The 2022 Semiramis Award for Excellence in Casting will be presented at the prestigious Torino Film Festival in Italy on 26th November. Running up to the event, we will be posting interviews with all of this year’s nominees. Please meet ICDN member Catrin Wideryd, nominated for the Swedish film COMEDY QUEEN (directed by Sanna Lenken), in conversation with ICDN Advisory Board member Florentina Bratfanof.


How did you start work for this project? How long did you work on the casting?
The producer (Rebecka Lafrenz) at FLX called me one day, in the late fall of 2020, and said she was working on this project with a book by award winning author Jenny Jägerfeld (writer and psychologist), which was being adapted into a film script. Since I hadn’t read the book she told me briefly about the story. Sanna Lenken was a director whom I had been working with on several projects before and she is one of my absolute favourite directors so it was very easy for me to say “I absolutely want to do this!”
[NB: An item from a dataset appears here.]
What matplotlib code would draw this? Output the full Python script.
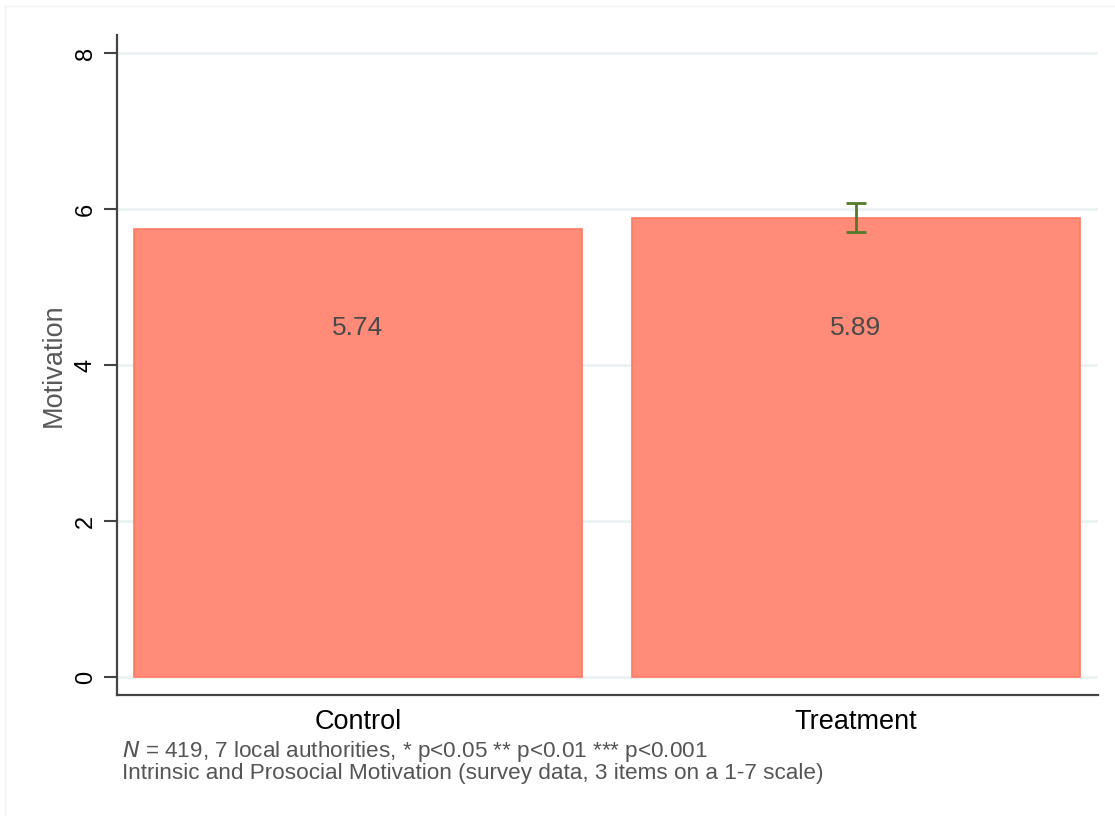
import matplotlib
matplotlib.use("Agg")
import matplotlib.pyplot as plt
from matplotlib.lines import Line2D

plt.rcParams['font.family'] = ['Liberation Sans', 'DejaVu Sans']

categories = ["Control", "Treatment"]
means = [5.74, 5.89]
labels = ["5.74", "5.89"]
err_low = [None, 0.185]
err_high = [None, 0.185]
yticks = [0, 2, 4, 6, 8]
label_y = 4.47
ylabel = "Motivation"
note1 = r"$\it{N}$ = 419, 7 local authorities, * p<0.05 ** p<0.01 *** p<0.001"
note2 = "Intrinsic and Prosocial Motivation (survey data, 3 items on a 1-7 scale)"

fig = plt.figure(figsize=(11.15, 8.16), dpi=100)
ax = fig.add_axes([117/1115, 1-695/816, (1098-117)/1115, (695-35)/816])

x = list(range(len(categories)))
ax.bar(x, means, width=0.9, color="#FF8B78", edgecolor="#FF7A64", linewidth=1.2, zorder=2)

for i in x:
    if err_low[i] is not None:
        ax.errorbar(i, means[i], yerr=[[err_low[i]], [err_high[i]]], fmt="none",
                    ecolor="#527A2A", elinewidth=2, capsize=7.5, capthick=2, zorder=3)
    ax.text(i, label_y, labels[i], ha="center", va="center", fontsize=19, color="#4A4A4A", zorder=4)

ax.set_xlim(-0.484, 1.486)
ax.set_ylim(-0.231, 8.23)
ax.set_yticks(yticks)
ax.set_yticklabels([str(t) for t in yticks], rotation=90, va="center", fontsize=17)
ax.set_xticks(x)
ax.set_xticklabels(categories, fontsize=19.5)
ax.tick_params(axis="x", length=0, pad=10)
ax.tick_params(axis="y", length=9.5, width=1.5, color="#444444", pad=5)
ax.grid(axis="y", color="#EAF2F3", linewidth=2, zorder=0)
ax.set_axisbelow(True)
for s in ["top", "right"]:
    ax.spines[s].set_visible(False)
for s in ["left", "bottom"]:
    ax.spines[s].set_color("#444444")
    ax.spines[s].set_linewidth(1.6)
ax.set_ylabel(ylabel, fontsize=19.5, color="#595959", labelpad=5.5)

fig.text(122/1115, 1-757/816, note1, fontsize=16.2, color="#555555", va="baseline")
fig.text(122/1115, 1-779/816, note2, fontsize=16.2, color="#555555", va="baseline")

fig.add_artist(Line2D([5/1115, 5/1115], [0, 1-6/816], transform=fig.transFigure, color="#F2F2F2", lw=1))
fig.add_artist(Line2D([5/1115, 1], [1-6/816, 1-6/816], transform=fig.transFigure, color="#F2F2F2", lw=1))

fig.savefig("out.png", dpi=100)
I began the casting early in 2021 and I had about three months within a period of five months before the shooting started in May the same year. Since I casted both the adults and the teenagers for this film I would say that it is quite an average time (and budget) for the casting process for a film like this in Sweden.
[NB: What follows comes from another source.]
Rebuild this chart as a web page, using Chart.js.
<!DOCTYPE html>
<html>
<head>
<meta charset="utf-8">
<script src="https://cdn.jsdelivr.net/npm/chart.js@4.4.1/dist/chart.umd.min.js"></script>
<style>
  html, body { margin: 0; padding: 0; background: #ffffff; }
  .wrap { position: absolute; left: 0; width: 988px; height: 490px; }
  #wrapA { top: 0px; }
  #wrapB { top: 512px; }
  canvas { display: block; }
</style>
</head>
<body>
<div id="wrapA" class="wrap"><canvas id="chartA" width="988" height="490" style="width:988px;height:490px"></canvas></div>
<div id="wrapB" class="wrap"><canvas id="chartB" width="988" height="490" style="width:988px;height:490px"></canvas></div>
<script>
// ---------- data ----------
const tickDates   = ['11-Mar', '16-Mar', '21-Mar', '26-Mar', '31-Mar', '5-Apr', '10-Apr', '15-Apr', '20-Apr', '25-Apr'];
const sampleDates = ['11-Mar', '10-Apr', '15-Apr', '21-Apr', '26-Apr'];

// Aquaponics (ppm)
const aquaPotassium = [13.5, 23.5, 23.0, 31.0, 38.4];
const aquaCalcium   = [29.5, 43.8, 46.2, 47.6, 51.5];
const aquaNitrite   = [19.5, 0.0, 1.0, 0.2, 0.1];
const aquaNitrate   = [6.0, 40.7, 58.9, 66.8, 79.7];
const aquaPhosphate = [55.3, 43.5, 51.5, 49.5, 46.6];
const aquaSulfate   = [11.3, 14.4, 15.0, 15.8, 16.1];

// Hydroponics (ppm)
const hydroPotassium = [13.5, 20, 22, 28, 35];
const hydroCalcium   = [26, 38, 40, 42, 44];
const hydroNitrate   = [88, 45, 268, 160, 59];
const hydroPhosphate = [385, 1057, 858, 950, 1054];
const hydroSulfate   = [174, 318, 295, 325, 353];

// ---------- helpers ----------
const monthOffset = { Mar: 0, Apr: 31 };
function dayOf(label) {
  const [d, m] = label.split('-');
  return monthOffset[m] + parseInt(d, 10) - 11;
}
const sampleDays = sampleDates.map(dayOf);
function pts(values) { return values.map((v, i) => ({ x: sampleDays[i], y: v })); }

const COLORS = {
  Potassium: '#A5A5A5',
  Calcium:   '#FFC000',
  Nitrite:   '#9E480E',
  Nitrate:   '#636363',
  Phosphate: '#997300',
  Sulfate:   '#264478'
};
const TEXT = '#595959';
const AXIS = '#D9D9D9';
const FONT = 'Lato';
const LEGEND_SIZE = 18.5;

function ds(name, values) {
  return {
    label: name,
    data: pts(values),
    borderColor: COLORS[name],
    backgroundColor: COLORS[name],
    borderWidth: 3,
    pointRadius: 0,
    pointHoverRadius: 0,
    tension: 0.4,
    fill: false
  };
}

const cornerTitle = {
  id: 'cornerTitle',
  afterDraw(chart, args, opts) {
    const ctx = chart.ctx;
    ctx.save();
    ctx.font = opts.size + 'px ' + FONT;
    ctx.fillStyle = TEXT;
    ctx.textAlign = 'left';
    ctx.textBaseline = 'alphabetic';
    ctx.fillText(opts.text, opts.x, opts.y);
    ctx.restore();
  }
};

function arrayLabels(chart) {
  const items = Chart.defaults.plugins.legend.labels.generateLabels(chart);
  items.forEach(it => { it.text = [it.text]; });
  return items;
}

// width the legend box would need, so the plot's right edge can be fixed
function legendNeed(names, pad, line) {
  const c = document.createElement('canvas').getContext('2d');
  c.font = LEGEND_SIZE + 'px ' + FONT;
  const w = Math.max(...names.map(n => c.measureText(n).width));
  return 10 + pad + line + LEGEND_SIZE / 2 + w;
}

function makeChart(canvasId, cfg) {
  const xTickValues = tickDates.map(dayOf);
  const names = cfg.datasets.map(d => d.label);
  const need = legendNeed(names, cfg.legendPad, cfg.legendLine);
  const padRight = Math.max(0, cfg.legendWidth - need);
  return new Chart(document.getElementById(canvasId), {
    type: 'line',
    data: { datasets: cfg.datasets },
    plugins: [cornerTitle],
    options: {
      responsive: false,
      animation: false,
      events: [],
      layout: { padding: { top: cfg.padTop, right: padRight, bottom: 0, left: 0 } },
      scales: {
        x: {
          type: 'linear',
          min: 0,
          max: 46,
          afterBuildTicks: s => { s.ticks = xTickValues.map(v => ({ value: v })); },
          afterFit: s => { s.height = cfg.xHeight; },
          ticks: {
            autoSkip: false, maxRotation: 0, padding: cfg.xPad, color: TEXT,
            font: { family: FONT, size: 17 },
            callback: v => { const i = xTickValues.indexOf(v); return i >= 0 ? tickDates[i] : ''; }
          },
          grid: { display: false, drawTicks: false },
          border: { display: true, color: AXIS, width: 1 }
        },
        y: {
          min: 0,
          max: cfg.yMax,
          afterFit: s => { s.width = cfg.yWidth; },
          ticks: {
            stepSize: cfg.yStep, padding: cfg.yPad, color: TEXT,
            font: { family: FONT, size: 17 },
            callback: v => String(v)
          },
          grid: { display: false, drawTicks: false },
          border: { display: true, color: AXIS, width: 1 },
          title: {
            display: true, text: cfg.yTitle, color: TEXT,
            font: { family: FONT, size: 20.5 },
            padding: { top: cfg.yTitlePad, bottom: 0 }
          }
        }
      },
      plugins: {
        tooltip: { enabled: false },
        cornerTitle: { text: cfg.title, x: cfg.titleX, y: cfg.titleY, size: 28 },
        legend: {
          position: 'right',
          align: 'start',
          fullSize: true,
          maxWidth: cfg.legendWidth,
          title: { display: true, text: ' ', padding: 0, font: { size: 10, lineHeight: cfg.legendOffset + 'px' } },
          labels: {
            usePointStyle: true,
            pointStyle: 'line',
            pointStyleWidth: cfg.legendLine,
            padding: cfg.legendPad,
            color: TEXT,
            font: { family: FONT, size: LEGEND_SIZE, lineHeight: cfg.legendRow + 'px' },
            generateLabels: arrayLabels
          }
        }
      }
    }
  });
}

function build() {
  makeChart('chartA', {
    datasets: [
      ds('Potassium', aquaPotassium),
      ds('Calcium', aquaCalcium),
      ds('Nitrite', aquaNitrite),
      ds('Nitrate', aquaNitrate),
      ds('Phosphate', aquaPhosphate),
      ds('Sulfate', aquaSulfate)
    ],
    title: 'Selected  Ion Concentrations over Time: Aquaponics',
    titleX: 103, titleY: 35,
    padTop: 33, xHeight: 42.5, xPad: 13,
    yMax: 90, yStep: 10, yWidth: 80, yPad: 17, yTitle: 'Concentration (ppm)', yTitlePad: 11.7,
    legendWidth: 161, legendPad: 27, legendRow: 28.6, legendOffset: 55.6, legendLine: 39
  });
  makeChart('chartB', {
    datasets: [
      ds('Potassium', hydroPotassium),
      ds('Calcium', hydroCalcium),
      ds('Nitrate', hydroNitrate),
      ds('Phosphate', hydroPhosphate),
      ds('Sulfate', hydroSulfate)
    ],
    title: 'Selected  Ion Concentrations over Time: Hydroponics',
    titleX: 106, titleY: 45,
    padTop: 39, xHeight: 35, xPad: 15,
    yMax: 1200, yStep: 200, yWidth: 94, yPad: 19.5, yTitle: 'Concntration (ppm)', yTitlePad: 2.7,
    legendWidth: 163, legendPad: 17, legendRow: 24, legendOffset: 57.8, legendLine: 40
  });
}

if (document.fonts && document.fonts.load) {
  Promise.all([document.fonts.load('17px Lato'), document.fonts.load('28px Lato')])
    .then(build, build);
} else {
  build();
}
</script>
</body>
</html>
As the casting process is an extremely collaborative affair, please name three people that supported this casting process and why.
The best projects I have worked on are the ones where the director, the producer/s and I are fully synchronised and when the trust for one another’s work is for real. Sometimes we disagree on things of course, but when the choices of the cast are being made we are all on the same page on why we make those specific choices. True teamwork that is, to me. And on this film I already knew that the director Sanna Lenken and I have that sync. And with two amazing and competent producers like Rebecka Lafrenz and Anna Anthony, it always felt very safe. I knew they both had a deep trust in Sanna’s and my creative process.
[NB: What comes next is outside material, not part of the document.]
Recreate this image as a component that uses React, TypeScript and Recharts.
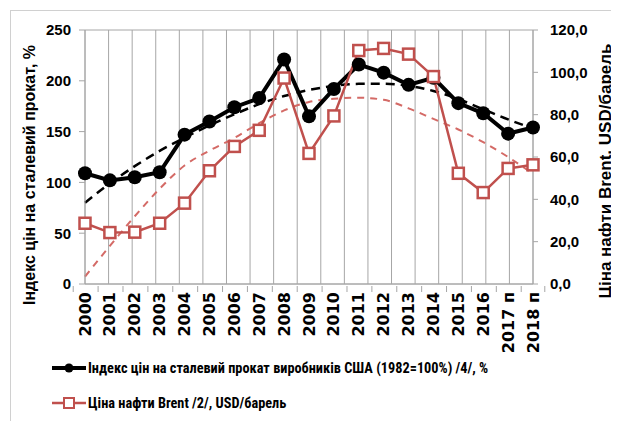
import { LineChart, Line, XAxis, YAxis, CartesianGrid } from "recharts";

const years = [
  "2000", "2001", "2002", "2003", "2004", "2005", "2006", "2007", "2008", "2009",
  "2010", "2011", "2012", "2013", "2014", "2015", "2016", "2017 п", "2018 п",
];
const steelIndex = [109, 102, 105, 110, 147, 160, 174, 183, 221, 165, 192, 216, 208, 196, 203, 178, 168, 148, 154];
const brentPrice = [28.7, 24.3, 24.5, 28.7, 38.2, 53.5, 65, 72.6, 97.3, 61.7, 79.4, 110.3, 111.3, 108.6, 98, 52.3, 43.2, 54.6, 56.3];
const steelTrend = [80, 99, 116, 131, 144, 156, 167, 177, 185, 191, 195, 197, 197, 195, 190, 182, 172, 162, 153];
const brentTrend = [3.5, 18, 32, 45, 56, 63, 69, 76, 82, 86, 87.5, 88, 87, 83, 78, 73, 67, 60, 52];

const leftTicks = [0, 50, 100, 150, 200, 250];
const rightTicks = [0, 20, 40, 60, 80, 100, 120];

const steelLabel = "Індекс цін на сталевий прокат виробників США (1982=100%) /4/, %";
const brentLabel = "Ціна нафти Brent /2/, USD/барель";

const data = years.map((year, i) => ({
  year,
  steel: steelIndex[i],
  brent: brentPrice[i],
  steelTrend: steelTrend[i],
  brentTrend: brentTrend[i],
}));

const RED = "#c0504d";
const GRID = "#a6a6a6";
const CHART_W = 608;
const CHART_H = 345;
const LEFT_W = 74;
const RIGHT_W = 86;
const TOP = 19;
const PLOT_W = CHART_W - LEFT_W - RIGHT_W;
const STEP = PLOT_W / years.length;
const numFont = "'Liberation Sans', Arial, sans-serif";
const narrowFont = "'Liberation Sans Narrow', 'Arial Narrow', 'Roboto Condensed', Roboto, sans-serif";

const fmt = (v: number) => v.toFixed(1).replace(".", ",");

function YearTick(props: any) {
  const { x, y, payload, index } = props;
  const i = index ?? payload.index;
  return (
    <g>
      <line x1={x - STEP / 2} x2={x - STEP / 2} y1={y - 6} y2={y} stroke={GRID} />
      {i === years.length - 1 && (
        <line x1={x + STEP / 2} x2={x + STEP / 2} y1={y - 6} y2={y} stroke={GRID} />
      )}
      <text
        transform={`translate(${x},${y}) rotate(-90)`}
        textAnchor="end"
        dominantBaseline="central"
        fontFamily="DejaVu Sans"
        fontWeight="bold"
        fontSize={16}
        fill="#000"
      >
        {payload.value}
      </text>
    </g>
  );
}

function SquareDot(props: any) {
  const { cx, cy } = props;
  if (cx == null || cy == null) return null;
  return <rect x={cx - 5.5} y={cy - 5.5} width={11} height={11} fill="#fff" stroke={RED} strokeWidth={2.5} />;
}

function RoundDot(props: any) {
  const { cx, cy } = props;
  if (cx == null || cy == null) return null;
  return <circle cx={cx} cy={cy} r={7} fill="#000" />;
}

function LegendRow({ top, label, kind }: { top: number; label: string; kind: "steel" | "brent" }) {
  return (
    <div style={{ position: "absolute", left: 41, top: top - 10, height: 20, display: "flex", alignItems: "center" }}>
      <svg width={36} height={20}>
        {kind === "steel" ? (
          <>
            <line x1={0} x2={34} y1={10} y2={10} stroke="#000" strokeWidth={4} />
            <circle cx={17} cy={10} r={4.5} fill="#000" />
          </>
        ) : (
          <>
            <line x1={0} x2={34} y1={10} y2={10} stroke={RED} strokeWidth={2.5} />
            <rect x={12} y={5} width={10} height={10} fill="#fff" stroke={RED} strokeWidth={2} />
          </>
        )}
      </svg>
      <span style={{ fontFamily: narrowFont, fontWeight: "bold", fontSize: 14.3, whiteSpace: "nowrap", color: "#000" }}>
        {label}
      </span>
    </div>
  );
}

export default function App() {
  return (
    <div
      style={{
        position: "relative",
        marginLeft: 2,
        marginTop: 2,
        width: 620,
        height: 420,
        borderTop: "1px solid #d0d0d0",
        borderLeft: "1px solid #d0d0d0",
        background: "#fff",
      }}
    >
      <LineChart width={CHART_W} height={CHART_H} data={data} margin={{ top: TOP, right: 0, left: 0, bottom: 12 }}>
        <CartesianGrid
          stroke={GRID}
          verticalCoordinatesGenerator={({ offset }: any) =>
            years.map((_, i) => offset.left + i * STEP).concat(offset.left + PLOT_W)
          }
        />
        <XAxis
          dataKey="year"
          interval={0}
          tickLine={false}
          axisLine={{ stroke: GRID }}
          height={60}
          tick={<YearTick />}
        />
        <YAxis
          yAxisId="left"
          domain={[0, 250]}
          ticks={leftTicks}
          width={LEFT_W}
          axisLine={{ stroke: GRID }}
          tickLine={{ stroke: GRID }}
          tickSize={6}
          tickMargin={8}
          tick={{ fill: "#000", fontSize: 15, fontWeight: "bold", fontFamily: numFont }}
          label={{
            content: () => (
              <text
                transform={`translate(18,${TOP + 145}) rotate(-90)`}
                textAnchor="middle"
                dominantBaseline="central"
                fontFamily={numFont}
                fontWeight="bold"
                fontSize={16}
                fill="#000"
              >
                Індекс цін на сталевий прокат, %
              </text>
            ),
          }}
        />
        <YAxis
          yAxisId="right"
          orientation="right"
          domain={[0, 120]}
          ticks={rightTicks}
          tickFormatter={fmt}
          width={RIGHT_W}
          axisLine={{ stroke: GRID }}
          tickLine={{ stroke: GRID }}
          tickSize={5}
          tickMargin={12}
          tick={{ fill: "#000", fontSize: 15, fontWeight: "bold", fontFamily: numFont, textAnchor: "start" }}
          label={{
            content: () => (
              <text
                transform={`translate(${CHART_W - 14},${TOP + 141}) rotate(-90)`}
                textAnchor="middle"
                dominantBaseline="central"
                fontFamily={numFont}
                fontWeight="bold"
                fontSize={17}
                fill="#000"
              >
                Ціна нафти Brent, USD/барель
              </text>
            ),
          }}
        />
        <Line
          yAxisId="left"
          dataKey="steelTrend"
          stroke="#000"
          strokeWidth={2.5}
          strokeDasharray="9 6"
          dot={false}
          type="monotone"
          isAnimationActive={false}
        />
        <Line
          yAxisId="right"
          dataKey="brentTrend"
          stroke="#d46a66"
          strokeWidth={2}
          strokeDasharray="7 6"
          dot={false}
          type="monotone"
          isAnimationActive={false}
        />
        <Line
          yAxisId="left"
          dataKey="steel"
          stroke="#000"
          strokeWidth={4}
          dot={<RoundDot />}
          isAnimationActive={false}
        />
        <Line
          yAxisId="right"
          dataKey="brent"
          stroke={RED}
          strokeWidth={2.5}
          dot={<SquareDot />}
          isAnimationActive={false}
        />
      </LineChart>
      <LegendRow top={357} label={steelLabel} kind="steel" />
      <LegendRow top={392} label={brentLabel} kind="brent" />
    </div>
  );
}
One of the qualities of the movie is the ensemble cast. In Comedy Queen, the mix between actors and children’s casting is amazing, the feeling of them, as a family, with all the highs and lows. How long did it take for this mix to come together? Can you tell us about a specific scene used in the casting process to try them out?
Finding the girl who would play Sasha, the lead, of course was essential to who were to portray the rest of her family. As we wanted to be fully open for a girl of any origin to play Sasha we had to be a bit patient with casting her dad and mum of course. I was quite convinced as soon as I auditioned Sigrid that she was our Sasha.
The first audition scene all the girls did was the one when Sasha talks to her uncle Ossie at the bar, asking him if he thinks she could become a comedian. I chose that scene because it was quite a simple situation, with much of Sasha’s witty attitude in it. And I also let them prepare their own jokes to do a bit of an improv around it.
And once we had our Sasha we tested a few Abbe (her dad) with her. Sanna had recently worked with Oscar Töringe, so we brought him, too. They did the scene where Sasha has torn the jacket of her bully and Abbe is quite upset with her and wants her to apologise. The scene ends with Sasha shouting at her dad that she’d rather kill herself than apologise to that girl.
Sigrid had done an amazing job doing that scene over and over again with several different actors, she really went all in every time. When Oscar came in to the audition room, they just had this immediate connection. It is hard to describe what it is really, other than a certain energy. We could feel from their first take that they felt like father and daughter. When they did that scene for the first time it was as heart gripping as it is in the movie. I was filming and I couldn’t see anything because my eyes were all teared up. For us there never was a doubt that Sigrid and Oscar would play Sasha and Abbe.
Can you tell us about a difficult moment in the casting process you managed to overcome? What happened?
Actually this casting process was very smooth. I already knew Sigrid and was thinking of her from the start. I even said to Rebecka during that first phone call that I might already know our Sasha. The only “problem” was that Sasha in the book was eleven turning twelve. And Sigrid was by that time already 15 years old. But she looked a bit younger. So my first question was if it would be possible to make Sasha a tiny bit older in the film… In the end we just added a year so that Sasha in the film turns 13. Apart from that it was a bit of a challenge to have a casting process in the middle of covid. I guess all of us had challenges with that. For me it meant that I could not go visit any schools or have open casting calls like I would have normally donw. But in the end it worked out well and I really think we could not have found any better teenage actors than we did!